Repeat, exactly and in full, the lines of the listing below, but without any pictures.

» Source material
——————————
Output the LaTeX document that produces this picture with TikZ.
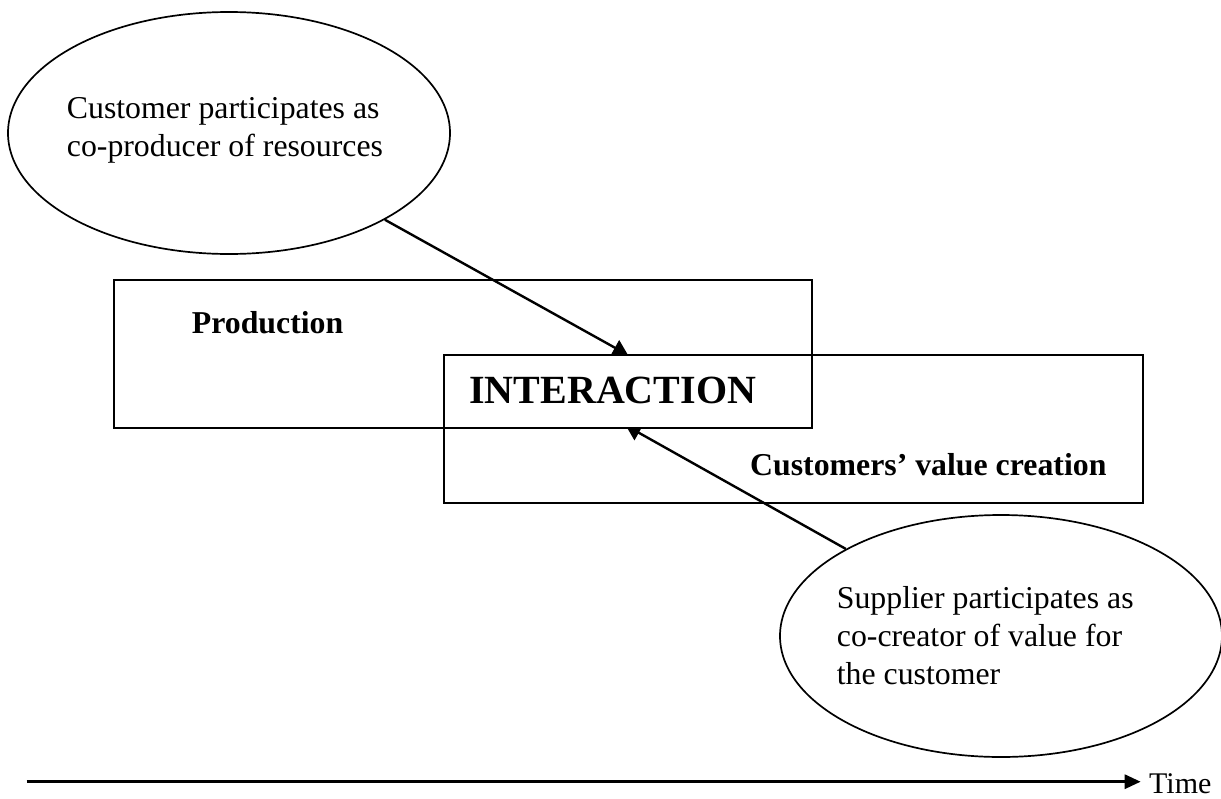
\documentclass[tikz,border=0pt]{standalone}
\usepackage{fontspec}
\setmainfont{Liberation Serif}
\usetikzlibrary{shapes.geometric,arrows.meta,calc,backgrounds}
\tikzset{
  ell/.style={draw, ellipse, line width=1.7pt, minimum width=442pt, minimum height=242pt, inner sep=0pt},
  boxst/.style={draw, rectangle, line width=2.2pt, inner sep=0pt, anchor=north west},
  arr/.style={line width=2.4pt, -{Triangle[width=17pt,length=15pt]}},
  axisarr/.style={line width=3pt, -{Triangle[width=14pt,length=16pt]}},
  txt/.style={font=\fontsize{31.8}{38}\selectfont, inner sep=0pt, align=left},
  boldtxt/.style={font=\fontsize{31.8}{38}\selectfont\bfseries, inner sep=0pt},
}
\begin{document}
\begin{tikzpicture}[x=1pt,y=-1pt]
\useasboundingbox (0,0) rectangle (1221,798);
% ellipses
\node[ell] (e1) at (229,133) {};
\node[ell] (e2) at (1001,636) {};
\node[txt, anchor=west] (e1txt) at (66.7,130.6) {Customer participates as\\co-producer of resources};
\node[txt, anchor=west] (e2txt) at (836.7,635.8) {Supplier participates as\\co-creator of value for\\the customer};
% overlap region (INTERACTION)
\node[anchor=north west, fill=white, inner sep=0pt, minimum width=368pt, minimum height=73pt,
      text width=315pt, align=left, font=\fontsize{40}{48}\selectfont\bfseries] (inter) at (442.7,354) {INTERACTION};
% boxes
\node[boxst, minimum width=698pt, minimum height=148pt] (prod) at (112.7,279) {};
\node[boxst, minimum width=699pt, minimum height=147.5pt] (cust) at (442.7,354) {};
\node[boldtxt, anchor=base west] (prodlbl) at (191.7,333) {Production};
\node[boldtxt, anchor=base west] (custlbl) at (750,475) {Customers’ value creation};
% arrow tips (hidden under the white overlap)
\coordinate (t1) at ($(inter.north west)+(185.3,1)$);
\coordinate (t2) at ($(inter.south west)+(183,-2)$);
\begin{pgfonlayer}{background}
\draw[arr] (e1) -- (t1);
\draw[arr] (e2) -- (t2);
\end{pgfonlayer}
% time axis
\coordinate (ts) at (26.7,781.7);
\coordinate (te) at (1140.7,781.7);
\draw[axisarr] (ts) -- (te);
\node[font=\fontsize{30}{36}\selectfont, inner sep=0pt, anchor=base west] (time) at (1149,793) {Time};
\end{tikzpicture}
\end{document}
——————————
» Reply
Output the LaTeX document that produces this picture with TikZ.
\documentclass[tikz,border=0pt]{standalone}
\usepackage{fontspec}
\setmainfont{Liberation Serif}
\usetikzlibrary{shapes.geometric,arrows.meta,calc,backgrounds}
\tikzset{
  ell/.style={draw, ellipse, line width=1.7pt, minimum width=442pt, minimum height=242pt, inner sep=0pt},
  boxst/.style={draw, rectangle, line width=2.2pt, inner sep=0pt, anchor=north west},
  arr/.style={line width=2.4pt, -{Triangle[width=17pt,length=15pt]}},
  axisarr/.style={line width=3pt, -{Triangle[width=14pt,length=16pt]}},
  txt/.style={font=\fontsize{31.8}{38}\selectfont, inner sep=0pt, align=left},
  boldtxt/.style={font=\fontsize{31.8}{38}\selectfont\bfseries, inner sep=0pt},
}
\begin{document}
\begin{tikzpicture}[x=1pt,y=-1pt]
\useasboundingbox (0,0) rectangle (1221,798);
% ellipses
\node[ell] (e1) at (229,133) {};
\node[ell] (e2) at (1001,636) {};
\node[txt, anchor=west] (e1txt) at (66.7,130.6) {Customer participates as\\co-producer of resources};
\node[txt, anchor=west] (e2txt) at (836.7,635.8) {Supplier participates as\\co-creator of value for\\the customer};
% overlap region (INTERACTION)
\node[anchor=north west, fill=white, inner sep=0pt, minimum width=368pt, minimum height=73pt,
      text width=315pt, align=left, font=\fontsize{40}{48}\selectfont\bfseries] (inter) at (442.7,354) {INTERACTION};
% boxes
\node[boxst, minimum width=698pt, minimum height=148pt] (prod) at (112.7,279) {};
\node[boxst, minimum width=699pt, minimum height=147.5pt] (cust) at (442.7,354) {};
\node[boldtxt, anchor=base west] (prodlbl) at (191.7,333) {Production};
\node[boldtxt, anchor=base west] (custlbl) at (750,475) {Customers’ value creation};
% arrow tips (hidden under the white overlap)
\coordinate (t1) at ($(inter.north west)+(185.3,1)$);
\coordinate (t2) at ($(inter.south west)+(183,-2)$);
\begin{pgfonlayer}{background}
\draw[arr] (e1) -- (t1);
\draw[arr] (e2) -- (t2);
\end{pgfonlayer}
% time axis
\coordinate (ts) at (26.7,781.7);
\coordinate (te) at (1140.7,781.7);
\draw[axisarr] (ts) -- (te);
\node[font=\fontsize{30}{36}\selectfont, inner sep=0pt, anchor=base west] (time) at (1149,793) {Time};
\end{tikzpicture}
\end{document}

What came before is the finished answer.